In fifth grade, a classmate wrote a poem and read it to the class. She received a lot of attention for this endeavor. Eager for attention, I began writing poetry, too.
In sixth grade, I began writing stories. In my mind, a “novel” was at least 100 pages. The stories ran on and on in order to reach that mark. I wrote many “novels” this way.
In 7th grade, I stayed up late at a friend’s house discussing with her brother the question of what it means to be observant. My writing matured after that conversation.
Writing became an escape, an adventure, an ambition, a best friend. It was lonely stuff living out in the country for this little extrovert. Writing created beautiful worlds full of stories that work out, dreams achieved, relationships formed, love returned.
I wanted to be a great writer. I wanted to be published. I applied myself to every opportunity to write and sought to master every style of writing. I believed flexibility in style meant true mastery. Although my fiction days were over at age 20, I still sought to grow in skill. Writing again through this blog has been a great joy for me, getting back into it, rediscovering my voice, trying to learn and improve. It proves a good medium for the busy life of motherhood.
A friend told me she has a “hard time finding a voice.” She wrote her “job is so formal and my previous writing was so informal, I have a hard time finding a middle ground.”

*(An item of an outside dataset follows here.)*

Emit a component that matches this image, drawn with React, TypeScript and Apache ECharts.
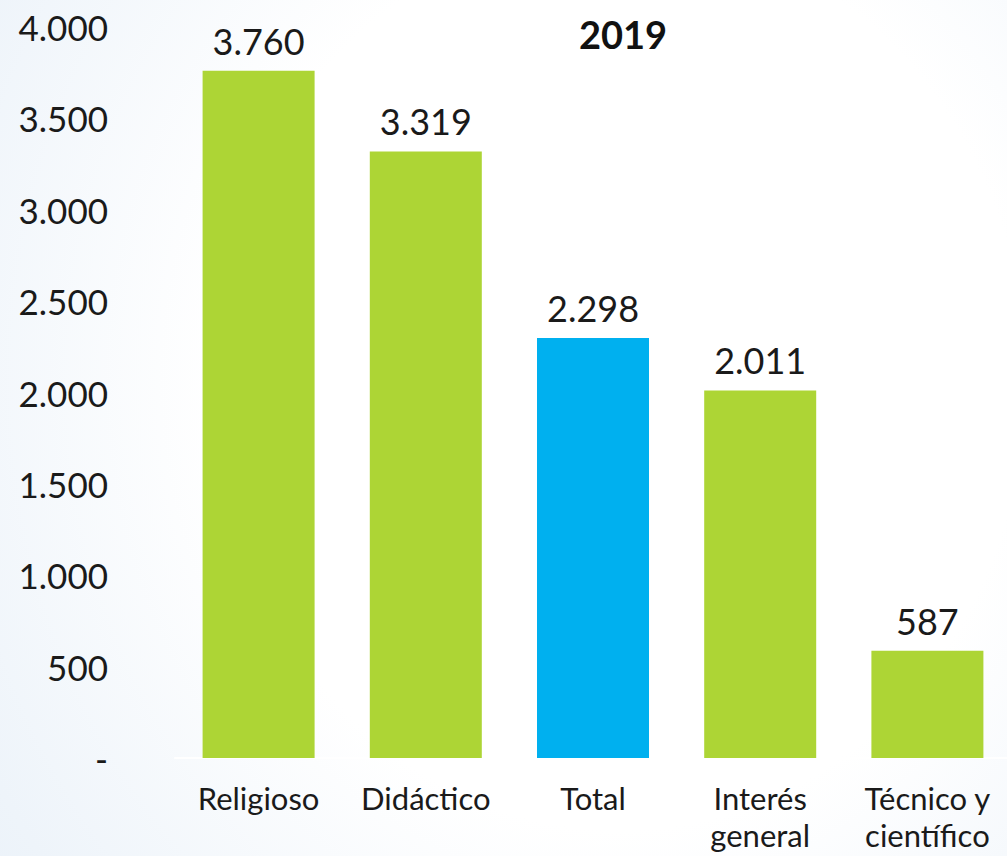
import React, { useEffect, useRef } from "react";
import * as echarts from "echarts";

const categories = ["Religioso", "Didáctico", "Total", "Interés\ngeneral", "Técnico y\ncientífico"];
const values = [3760, 3319, 2298, 2011, 587];
const barColors = ["#add535", "#add535", "#00b0ef", "#add535", "#add535"];
const titleText = "2019";

const fmt = (v: number) => (v === 0 ? "-" : v.toString().replace(/\B(?=(\d{3})+(?!\d))/g, "."));

export default function App() {
  const ref = useRef<HTMLDivElement>(null);
  useEffect(() => {
    document.body.style.margin = "0";
    const chart = echarts.init(ref.current!, undefined, { renderer: "svg" });
    const font = "Lato";
    chart.setOption({
      animation: false,
      backgroundColor: "transparent",
      title: {
        text: titleText,
        left: 618,
        top: 10,
        textAlign: "center",
        textStyle: { fontFamily: font, fontWeight: "bold", fontSize: 38, color: "#111" },
      },
      grid: { left: 175, top: 27, width: 836, height: 731, outerBoundsMode: "none", containLabel: false },
      xAxis: {
        type: "category",
        data: categories,
        axisLine: { show: true, lineStyle: { color: "#ffffff", width: 2 } },
        axisTick: { show: false },
        axisLabel: {
          fontFamily: font,
          fontSize: 31,
          color: "#1a1a1a",
          margin: 21,
          lineHeight: 37,
          interval: 0,
        },
      },
      yAxis: {
        type: "value",
        min: 0,
        max: 4000,
        interval: 500,
        splitLine: { show: false },
        axisLine: { show: false },
        axisTick: { show: false },
        axisLabel: {
          fontFamily: font,
          fontSize: 35,
          color: "#1a1a1a",
          margin: 67,
          formatter: (v: number) => fmt(v),
        },
      },
      series: [
        {
          type: "bar",
          barWidth: 112,
          data: values.map((v, i) => ({ value: v, itemStyle: { color: barColors[i] } })),
          label: {
            show: true,
            position: "top",
            distance: 12,
            fontFamily: font,
            fontSize: 36,
            color: "#1a1a1a",
            formatter: (p: any) => fmt(p.value),
          },
        },
      ],
    });
    return () => chart.dispose();
  }, []);
  return (
    <div
      style={{
        position: "absolute",
        left: 0,
        top: 0,
        width: 1007,
        height: 856,
        background:
          "radial-gradient(ellipse 900px 1000px at 620px 380px, #ffffff 45%, #eef4fa 80%, #e6eff8 100%)",
      }}
    >
      <div ref={ref} style={{ width: 1007, height: 856 }} />
    </div>
  );
}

I responded by saying, “perhaps if you intentionally tried to write in different styles, like James Joyce one week, Jane Austin another, a favorite blogger another, things like that, than you’ll find your own voice.” I think of Forrester directing the young man in Finding Forrester to copy the openings of the old man’s essays until his own voice takes over.
There are other obstacles that come up as we seek to express through written word. Another friend writes, “when I start, I feel like I have nothing to say or write about, or that my writing is poor and doesn’t flow…Sometimes I think I let the ‘perfect be the enemy of the good’ because I am so nervous that my product will be bad, that I don’t even begin!”
We can’t begin by writing for an audience. If we do, we’ll merely be performing and that is no way to find one’s voice. I started by recycling old work, my story A Girl and Her King, or writing reflections on moving books. Now I’m finding the thoughts flowing more, inspiration arriving more frequently.
As to the production, I have two different methods. First method is to jot down notes and save. I return to them and write a lot. Then I edit down.
Second is when the Spirit is on and it all just overflows, but I don’t have any control of when that happens.
It took me a long time to find this voice. I didn’t realize I had it until a few people commented on it recently. I’m rather scared to think I have it now; scared to think I’m better than I actually am.
Lastly, I’ve also found, in helping others, that some times when you have someone else read your stuff a little advice can go a long way. There might be one rock we continue to stumble over in each project.
In the end, writing is not a product, it’s an expression.